- Fort Wellington Location within Guyana
- Coordinates: 6°24′0″N 57°37′0″W﻿ / ﻿6.40000°N 57.61667°W
- Country: Guyana
- Region: Mahaica-Berbice

Population (2012)
- • Total: 118
- Time zone: UTC-4

= Fort Wellington, Guyana =

Fort Wellington is a village located in the Mahaica-Berbice region of Guyana, serving as its regional capital.

It is located on the west coast of Berbice and about 54 miles from Georgetown. Public services include Fort Wellington Hospital, a primary school, a secondary school, a police station, a magistrate's court, a National Insurance Scheme office, a Guyana Elections Commission Office and a post office.

Government administration and agriculture are major economic activities of the town. In 2017, two students of University of Guyana performed a feasibility study for growing onions in Guyana in conjunction with a Canadian agricultural organization.

The town has few supermarkets and grocery stores so villagers travel to Bushlot some distance away for supplies.

== History ==
The village was given the name for the fort that was in the site of the previous police station.

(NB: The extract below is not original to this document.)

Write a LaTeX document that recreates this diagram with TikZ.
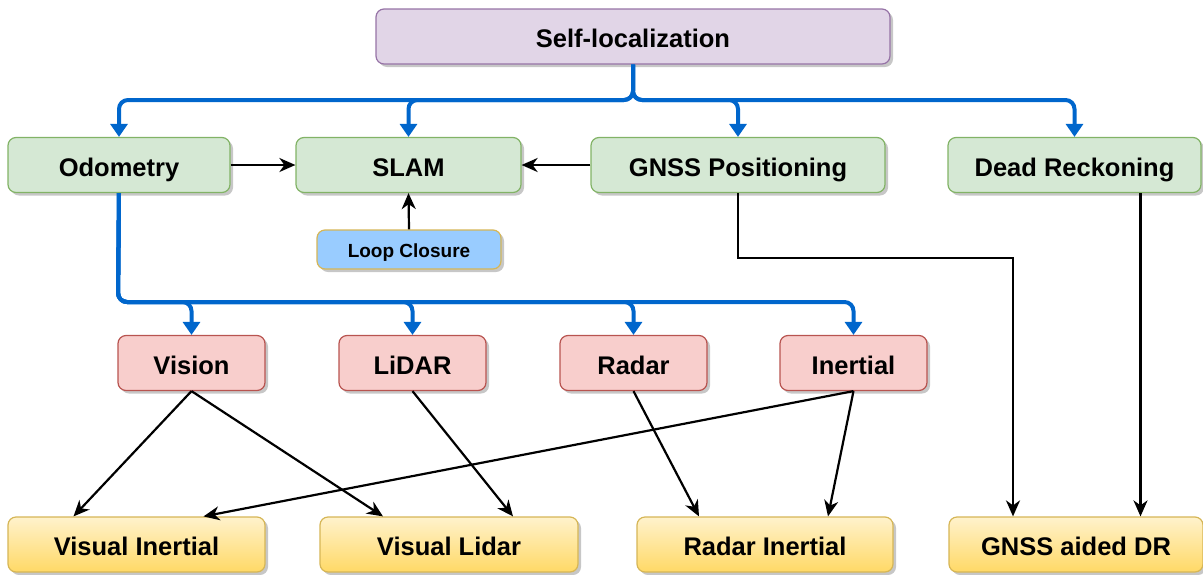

It was given by the surveyor, T.R. Earl who demarcated it between Onderneeming Village to the west and Naarstigheid, an unpopulated area which was once a Dutch plantation, to the east. The town was built on the plantation Catherinas Lust.

The St Michael's Anglican Church was established in 1830 by English planters who lived at the Bath Estate, and when construction was completed in 1842, it was the only Anglican Church in West Berbice.